#### RAW DATA ####
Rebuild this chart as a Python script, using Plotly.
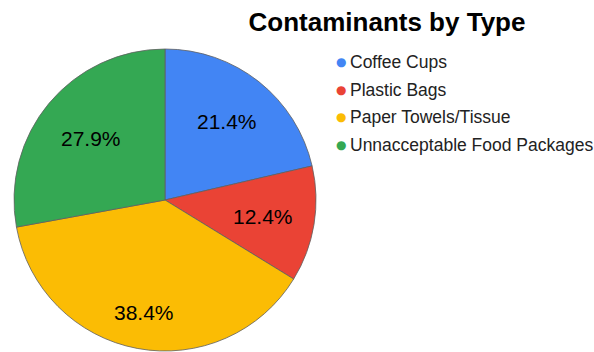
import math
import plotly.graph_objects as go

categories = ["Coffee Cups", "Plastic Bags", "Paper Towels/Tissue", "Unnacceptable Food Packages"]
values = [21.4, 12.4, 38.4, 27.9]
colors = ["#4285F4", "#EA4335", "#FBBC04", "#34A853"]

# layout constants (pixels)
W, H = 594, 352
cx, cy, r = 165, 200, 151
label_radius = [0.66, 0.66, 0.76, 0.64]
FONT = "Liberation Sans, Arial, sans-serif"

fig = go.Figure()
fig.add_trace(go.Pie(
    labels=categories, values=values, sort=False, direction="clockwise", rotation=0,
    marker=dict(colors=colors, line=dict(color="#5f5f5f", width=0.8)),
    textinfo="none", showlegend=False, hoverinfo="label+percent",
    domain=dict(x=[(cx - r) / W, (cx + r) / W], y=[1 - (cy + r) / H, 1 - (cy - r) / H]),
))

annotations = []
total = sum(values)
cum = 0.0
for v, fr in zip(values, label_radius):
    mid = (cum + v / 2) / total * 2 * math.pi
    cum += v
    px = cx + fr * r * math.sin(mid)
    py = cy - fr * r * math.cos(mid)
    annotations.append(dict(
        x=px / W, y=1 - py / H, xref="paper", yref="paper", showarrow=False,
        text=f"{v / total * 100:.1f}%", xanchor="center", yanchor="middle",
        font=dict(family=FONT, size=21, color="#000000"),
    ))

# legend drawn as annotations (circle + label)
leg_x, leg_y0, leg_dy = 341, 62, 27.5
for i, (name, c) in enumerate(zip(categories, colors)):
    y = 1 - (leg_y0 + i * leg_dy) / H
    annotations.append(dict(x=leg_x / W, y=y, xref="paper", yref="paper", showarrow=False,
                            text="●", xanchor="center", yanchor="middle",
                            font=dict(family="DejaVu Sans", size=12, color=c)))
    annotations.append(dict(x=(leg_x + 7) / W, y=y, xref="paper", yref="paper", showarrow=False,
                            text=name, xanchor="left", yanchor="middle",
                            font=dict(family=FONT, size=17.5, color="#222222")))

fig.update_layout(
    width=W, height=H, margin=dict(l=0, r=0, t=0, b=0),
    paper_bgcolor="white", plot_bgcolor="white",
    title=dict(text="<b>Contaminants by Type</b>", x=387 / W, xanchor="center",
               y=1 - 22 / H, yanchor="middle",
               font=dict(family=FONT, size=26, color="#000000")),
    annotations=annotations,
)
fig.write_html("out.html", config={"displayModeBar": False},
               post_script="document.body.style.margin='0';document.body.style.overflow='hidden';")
####
EXERCISE REQUIREMENTS: Everything from the first line of the listing above through the line that contains "import plotly.graph_objects as go" is to be restated word for word, minus the pictures.

TASK SOLUTION:
Rebuild this chart as a Python script, using Plotly.
import math
import plotly.graph_objects as go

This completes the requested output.